Double-waved yellow flag rules tightened up in F1

BY foxsports • October 1, 2016

The F1 drivers are behind a change to the doubled-waved yellow flag rules that has been introduced by the FIA in Malaysia.

The matter was raised in the drivers’ meeting on Friday by Sergio Perez, who was frustrated to receive a grid penalty in Singapore for failing to slow sufficiently under double waved yellows, after Nico Rosberg had escaped punishment for a similar offence in Hungary.

Previously, drivers had to be seen to slow down when faced with double yellows in practice and qualifying, with data proving that they lifted.

Under Saturday’s ruling, they are now expected to back off completely, and they are not allowed to continue and set a “meaningful lap time.”

The FIA’s Charlie Whiting had previously suggested that the track could be neutralized under double-waved yellows so that nobody out on track could set a time, but that would impact drivers who had already passed the yellow zone.

“Obviously we went to the Stewards in Singapore,” said Force India sporting director Andy Stevenson. “And in our defense we pointed out that Rosberg had committed a similar offence, if not worse, in Hungary, and there was no penalty applied.

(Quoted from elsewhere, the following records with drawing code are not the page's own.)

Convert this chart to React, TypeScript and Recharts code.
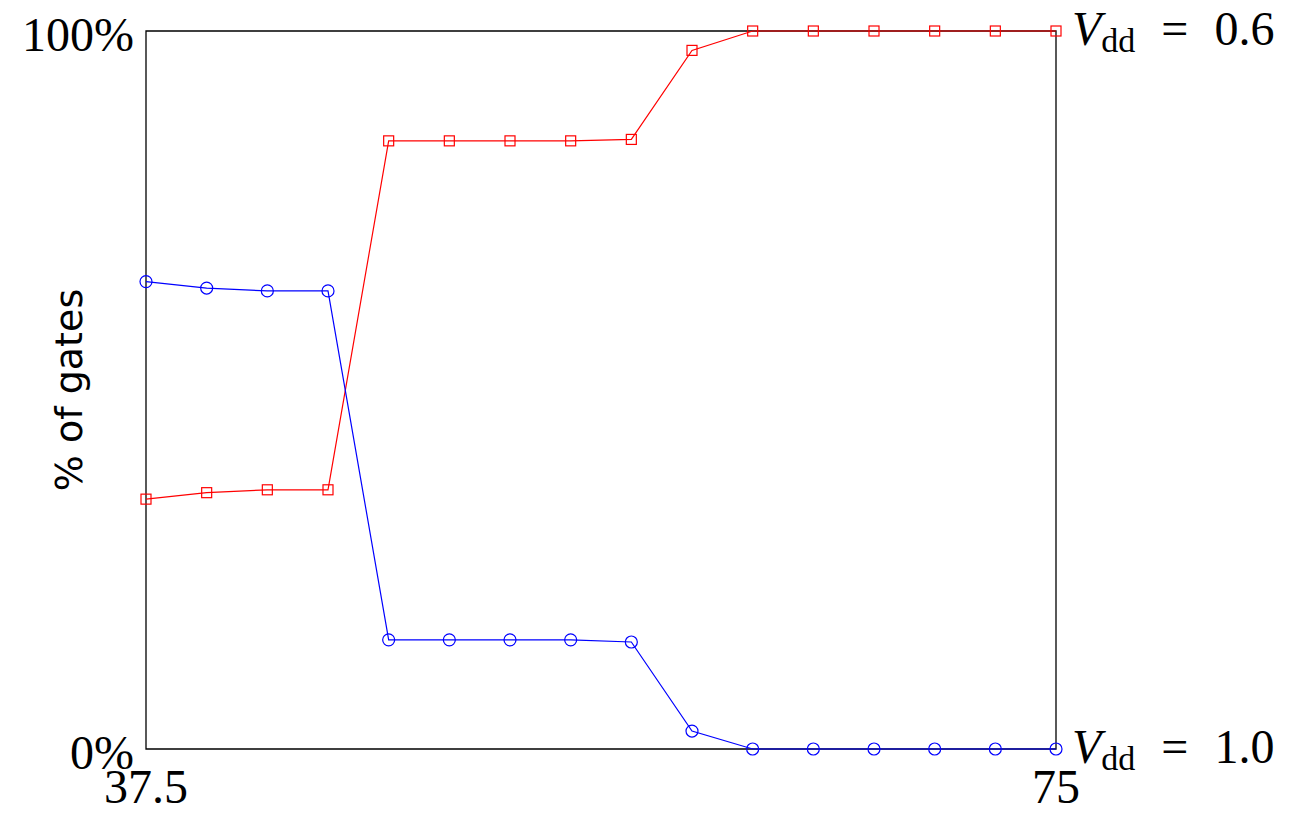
import React from 'react';
import {
  LineChart,
  Line,
  XAxis,
  YAxis,
  ReferenceArea
} from 'recharts';

const vth = [37.5, 40, 42.5, 45, 47.5, 50, 52.5, 55, 57.5, 60, 62.5, 65, 67.5, 70, 72.5, 75];
const vdd06 = [34.8, 35.7, 36.1, 36.1, 84.7, 84.7, 84.7, 84.7, 84.9, 97.3, 100, 100, 100, 100, 100, 100];
const vdd10 = [65.1, 64.2, 63.8, 63.8, 15.2, 15.2, 15.2, 15.2, 14.9, 2.5, 0, 0, 0, 0, 0, 0];
const xTicks = [37.5, 75];
const yTicks = [0, 100];
const rightLabels: Record<number, string> = { 100: '0.6', 0: '1.0' };

const data = vth.map((x, i) => ({ x, low: vdd06[i], high: vdd10[i] }));

const serif = '"Liberation Serif", "DejaVu Serif", serif';

const Square = (props: any) => {
  const { cx, cy } = props;
  return <rect x={cx - 5} y={cy - 5} width={10} height={10} fill="none" stroke="#ff0000" strokeWidth={1.2} />;
};

const Circle = (props: any) => {
  const { cx, cy } = props;
  return <circle cx={cx} cy={cy} r={6} fill="none" stroke="#0000ff" strokeWidth={1.2} />;
};

// left tick draws the % label and the Vdd label at the right end of the same level
const LeftTick = (props: any) => {
  const { y, payload } = props;
  return (
    <g>
      <text x={134} y={y + 20} textAnchor="end" fontFamily={serif} fontSize={48} fill="#000">
        {payload.value}%
      </text>
      <text x={1072} y={y + 14} fontFamily={serif} fontSize={48} fill="#000">
        <tspan fontStyle="italic">V</tspan>
        <tspan fontSize={34} dy={7}>dd</tspan>
        <tspan dy={-7} dx={26}>=</tspan>
        <tspan dx={26}>{rightLabels[payload.value]}</tspan>
      </text>
    </g>
  );
};

const BottomTick = (props: any) => {
  const { x, payload } = props;
  return (
    <text x={x} y={803} textAnchor="middle" fontFamily={serif} fontSize={48} fill="#000">
      {payload.value}
    </text>
  );
};

const App = () => {
  return (
    <div style={{ position: 'absolute', left: 0, top: 0 }}>
      <LineChart
        width={1289}
        height={813}
        data={data}
        margin={{ top: 31, right: 233, bottom: 0, left: 0 }}
      >
        <XAxis
          dataKey="x"
          type="number"
          domain={[37.5, 75]}
          ticks={xTicks}
          height={64}
          axisLine={false}
          tickLine={false}
          tick={<BottomTick />}
        />
        <YAxis
          domain={[0, 100]}
          ticks={yTicks}
          width={146}
          axisLine={false}
          tickLine={false}
          tick={<LeftTick />}
          label={{
            value: '% of gates',
            angle: -90,
            position: 'insideLeft',
            dx: 64,
            style: { fontFamily: '"DejaVu Sans", sans-serif', fontSize: 38, fill: '#000', textAnchor: 'middle' }
          }}
        />
        <ReferenceArea
          x1={37.5}
          x2={75}
          y1={0}
          y2={100}
          fill="none"
          stroke="#000"
          strokeWidth={1.3}
          ifOverflow="visible"
        />
        <Line
          type="linear"
          dataKey="low"
          stroke="#ff0000"
          strokeWidth={1.2}
          dot={<Square />}
          isAnimationActive={false}
        />
        <Line
          type="linear"
          dataKey="high"
          stroke="#0000ff"
          strokeWidth={1.2}
          dot={<Circle />}
          isAnimationActive={false}
        />
      </LineChart>
    </div>
  );
};

export default App;
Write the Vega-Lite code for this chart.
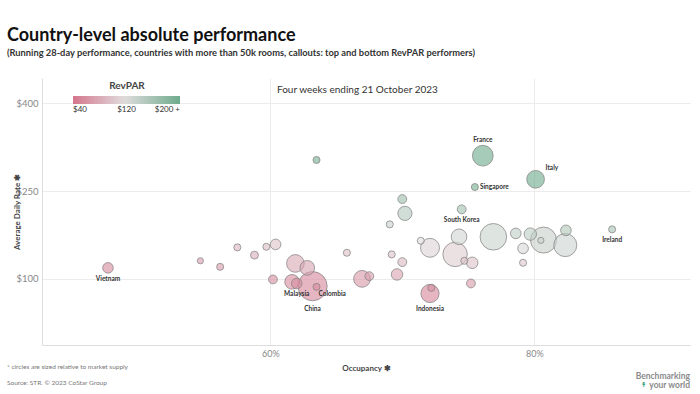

“However the stewards felt that what Checo did was worse, even though we proved that he did slow down earlier, he did brake earlier, he did change down a gear, and was out of the throttle, and lost four-tenths. They didn’t feel that was enough.

“At the drivers meeting yesterday Checo raised it with Charlie. He said he was confused as to where the level is, and he felt that if what he did wasn’t enough, then with a double waved yellow there should be no argument, you basically give up that lap.”

After some debate, all the drivers supported the new interpretation: “There was a lot of chat between the drivers and Charlie, and all the drivers felt that it was far too much of a grey area. Every driver bar none was in favor.

“The main reason was for safety. What has happened over the years is that people were getting away with more and more, and drivers found themselves trying to slow down so as not to get a penalty, but still not lose too much time. If we take that away from the drivers – basically if you go quicker you are going to be in trouble anyway – they don’t have to think about it more.”